As vidas que ninguém vê por trás das sinaleiras em Sapiranga

Márcio Oliveira vem todos os dias de Canoas para vender em Sapiranga Fotos: Melissa Costa

Sapiranga – Todos os dias, a mesma rotina. Quase sempre estamos correndo contra o tempo, chegamos a vê-los, muitas vezes, até compramos seus produtos, no entanto, aqueles segundos no semáforo fechado são impossíveis de trocar as palavras que não sejam somente sobre os valores e troco. Muitos dos vendedores ambulantes são vistos trabalhando abaixo do sol, em horário do meio-dia, final de semana e, cada um deles, à sua maneira, tenta chamar a atenção para seu produto, que vai desde pano de prato, meias até rapadura ou maça do amor.

O que ninguém sabe, são os motivos que colocaram eles ali, na sinaleira. Batalham dia a dia para conseguir colocar o pão na mesa. O Grupo Repercussão acompanhou um pouco deste trabalho e conversou com dois vendedores, Márcio Oliveira, 43 anos, e Leandro Alves, também 43, que trazem consigo histórias que servem de inspiração, tamanha a luta diária para conseguir o sustento. Eles não pedem doação; comercializam rapadura e panos de pratos, respectivamente. “É um trabalho digno como todos os demais. Estamos na sinaleira trabalhando honestamente”, destaca Márcio, que reside em Sapiranga.

 

Após grave acidente, mecânico deixou profissão e foi para a sinaleira para sobreviver

Em meados de 2005, Leandro Alves, de Canoas, sofreu um acidente de trânsito e quase sofreu amputação da perna direita. Foram cerca de nove meses de internação e cinco cirurgias. A lesão foi tão grave que Leandro perdeu parte dos movimentos abaixo do joelho, assim como parte dos dedos.

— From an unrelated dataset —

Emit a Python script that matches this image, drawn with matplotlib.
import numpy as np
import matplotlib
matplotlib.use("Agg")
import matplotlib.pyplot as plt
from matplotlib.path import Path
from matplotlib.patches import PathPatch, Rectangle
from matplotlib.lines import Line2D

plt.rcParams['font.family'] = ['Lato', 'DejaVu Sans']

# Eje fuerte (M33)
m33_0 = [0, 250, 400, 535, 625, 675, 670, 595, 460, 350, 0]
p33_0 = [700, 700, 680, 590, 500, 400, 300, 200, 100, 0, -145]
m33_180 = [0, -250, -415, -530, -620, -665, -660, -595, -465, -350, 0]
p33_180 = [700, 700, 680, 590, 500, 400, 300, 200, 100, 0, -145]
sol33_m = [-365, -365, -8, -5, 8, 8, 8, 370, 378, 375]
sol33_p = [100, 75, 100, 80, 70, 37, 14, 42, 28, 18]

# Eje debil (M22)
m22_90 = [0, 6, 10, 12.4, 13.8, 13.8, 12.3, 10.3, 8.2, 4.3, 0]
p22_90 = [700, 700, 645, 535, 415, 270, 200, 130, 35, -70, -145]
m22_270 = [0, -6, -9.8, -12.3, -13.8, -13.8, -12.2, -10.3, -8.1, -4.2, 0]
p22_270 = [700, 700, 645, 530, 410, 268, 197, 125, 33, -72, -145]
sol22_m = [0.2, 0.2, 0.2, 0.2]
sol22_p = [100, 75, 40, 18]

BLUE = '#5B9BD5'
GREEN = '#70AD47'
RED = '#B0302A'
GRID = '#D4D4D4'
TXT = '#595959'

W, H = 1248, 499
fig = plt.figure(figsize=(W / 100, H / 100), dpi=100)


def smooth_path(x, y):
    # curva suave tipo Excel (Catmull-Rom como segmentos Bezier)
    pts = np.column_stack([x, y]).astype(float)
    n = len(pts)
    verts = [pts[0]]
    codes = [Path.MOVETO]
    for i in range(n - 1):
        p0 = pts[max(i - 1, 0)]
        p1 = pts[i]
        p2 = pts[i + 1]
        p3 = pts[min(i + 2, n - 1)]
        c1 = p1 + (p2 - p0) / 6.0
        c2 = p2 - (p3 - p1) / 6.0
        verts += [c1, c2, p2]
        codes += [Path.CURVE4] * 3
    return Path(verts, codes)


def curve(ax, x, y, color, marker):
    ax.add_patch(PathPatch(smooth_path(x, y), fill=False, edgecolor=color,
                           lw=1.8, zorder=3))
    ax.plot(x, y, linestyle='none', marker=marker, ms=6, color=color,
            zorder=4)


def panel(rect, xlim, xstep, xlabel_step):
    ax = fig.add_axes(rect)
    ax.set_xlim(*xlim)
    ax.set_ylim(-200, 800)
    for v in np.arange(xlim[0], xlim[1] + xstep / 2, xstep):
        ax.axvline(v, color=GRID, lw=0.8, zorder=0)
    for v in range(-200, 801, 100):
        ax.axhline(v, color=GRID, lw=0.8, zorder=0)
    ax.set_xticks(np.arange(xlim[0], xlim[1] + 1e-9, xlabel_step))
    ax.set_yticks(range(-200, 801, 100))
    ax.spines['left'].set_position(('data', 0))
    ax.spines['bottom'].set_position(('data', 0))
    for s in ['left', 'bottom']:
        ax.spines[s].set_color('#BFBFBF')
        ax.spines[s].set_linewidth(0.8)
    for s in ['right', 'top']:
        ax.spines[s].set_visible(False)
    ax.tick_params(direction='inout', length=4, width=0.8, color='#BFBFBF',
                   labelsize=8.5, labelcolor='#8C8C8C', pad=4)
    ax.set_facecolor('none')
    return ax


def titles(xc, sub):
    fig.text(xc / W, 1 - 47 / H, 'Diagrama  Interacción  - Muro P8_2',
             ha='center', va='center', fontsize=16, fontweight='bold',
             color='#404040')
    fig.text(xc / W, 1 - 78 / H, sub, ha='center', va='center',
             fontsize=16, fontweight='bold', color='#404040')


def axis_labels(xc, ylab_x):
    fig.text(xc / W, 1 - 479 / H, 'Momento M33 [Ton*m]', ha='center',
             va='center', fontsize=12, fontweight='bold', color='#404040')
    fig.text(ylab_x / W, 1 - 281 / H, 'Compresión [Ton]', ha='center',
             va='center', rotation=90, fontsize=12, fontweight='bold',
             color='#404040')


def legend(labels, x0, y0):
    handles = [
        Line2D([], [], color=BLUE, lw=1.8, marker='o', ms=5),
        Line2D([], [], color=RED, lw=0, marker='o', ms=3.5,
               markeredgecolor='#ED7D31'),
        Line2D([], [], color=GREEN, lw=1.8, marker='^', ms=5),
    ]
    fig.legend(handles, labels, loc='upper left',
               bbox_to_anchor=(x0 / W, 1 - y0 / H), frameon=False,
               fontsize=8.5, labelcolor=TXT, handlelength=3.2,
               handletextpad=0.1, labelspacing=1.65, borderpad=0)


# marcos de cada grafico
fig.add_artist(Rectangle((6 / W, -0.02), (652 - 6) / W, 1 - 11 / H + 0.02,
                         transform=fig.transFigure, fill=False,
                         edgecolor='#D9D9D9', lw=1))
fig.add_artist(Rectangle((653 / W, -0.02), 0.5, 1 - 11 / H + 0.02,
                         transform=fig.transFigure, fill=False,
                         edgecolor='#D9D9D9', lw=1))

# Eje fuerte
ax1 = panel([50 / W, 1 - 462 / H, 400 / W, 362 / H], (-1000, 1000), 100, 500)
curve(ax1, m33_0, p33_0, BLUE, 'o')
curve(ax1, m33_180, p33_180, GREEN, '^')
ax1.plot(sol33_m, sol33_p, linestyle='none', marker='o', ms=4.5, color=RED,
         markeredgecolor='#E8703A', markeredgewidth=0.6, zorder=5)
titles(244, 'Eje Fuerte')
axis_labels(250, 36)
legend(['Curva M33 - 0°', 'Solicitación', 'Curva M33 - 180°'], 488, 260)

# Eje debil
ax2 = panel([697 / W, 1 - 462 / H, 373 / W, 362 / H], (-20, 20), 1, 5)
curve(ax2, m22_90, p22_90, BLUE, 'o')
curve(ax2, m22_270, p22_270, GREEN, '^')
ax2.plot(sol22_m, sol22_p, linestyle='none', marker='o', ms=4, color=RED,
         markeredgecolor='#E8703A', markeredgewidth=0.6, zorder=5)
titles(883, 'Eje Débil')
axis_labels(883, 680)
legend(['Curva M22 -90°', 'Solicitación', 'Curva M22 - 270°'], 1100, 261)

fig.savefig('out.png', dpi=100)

Na época do acidente, ele trabalhava como mecânico montador industrial de uma grande empresa, hoje vive da venda de rapaduras nas sinaleiras de Sapiranga. “Chego pela manhã e fico até 13h30, horário que tem o ônibus para voltar para casa. Apoiado em duas muletas, Leandro está há cerca de um ano nas sinaleiras de Sapiranga. “A vida não é fácil, mas não há outra alternativa”.

“Este é um trabalho que merece ser valorizado; tenho orgulho”

Diferente da maioria, que optam pelo trabalho na sinaleira por não conseguir emprego de carteira assinada, Márcio é o oposto. Por muitos anos, trabalhou em empresa calçadista. No entanto, após grave crise do setor, perdeu a vaga. Com isso, passou a buscar alternativas e descobriu na venda de sinaleira um novo emprego e melhor qualidade de vida. “Decidi fazer isso e estou feliz. Existem dias difíceis, mas no geral, compensa. Quando chove, não posso trabalhar. Mas, por outro lado, faço meu horário, trabalho com liberdade, sem ficar somente dentro de um ambiente fechado e minha renda é quase a mesma”, disse ele, reforçando que agora também consegue ter mais tempo para ficar com a esposa Cristiane e Márcio e Laura. “Sempre brinco que não irei enriquecer trabalhando, então preciso optar por algo em que eu consiga sustentar minha família e ter uma vida saudável. Não adianta trabalhar mais de nove horas em um dia, como fiz por várias vezes, mas depois não ter saúde. As pessoas têm um pouco de preconceito, elas acham que quem está na sinaleira é porque está pedindo; costumam sentir pena. Este trabalho que merece ser valorizado”.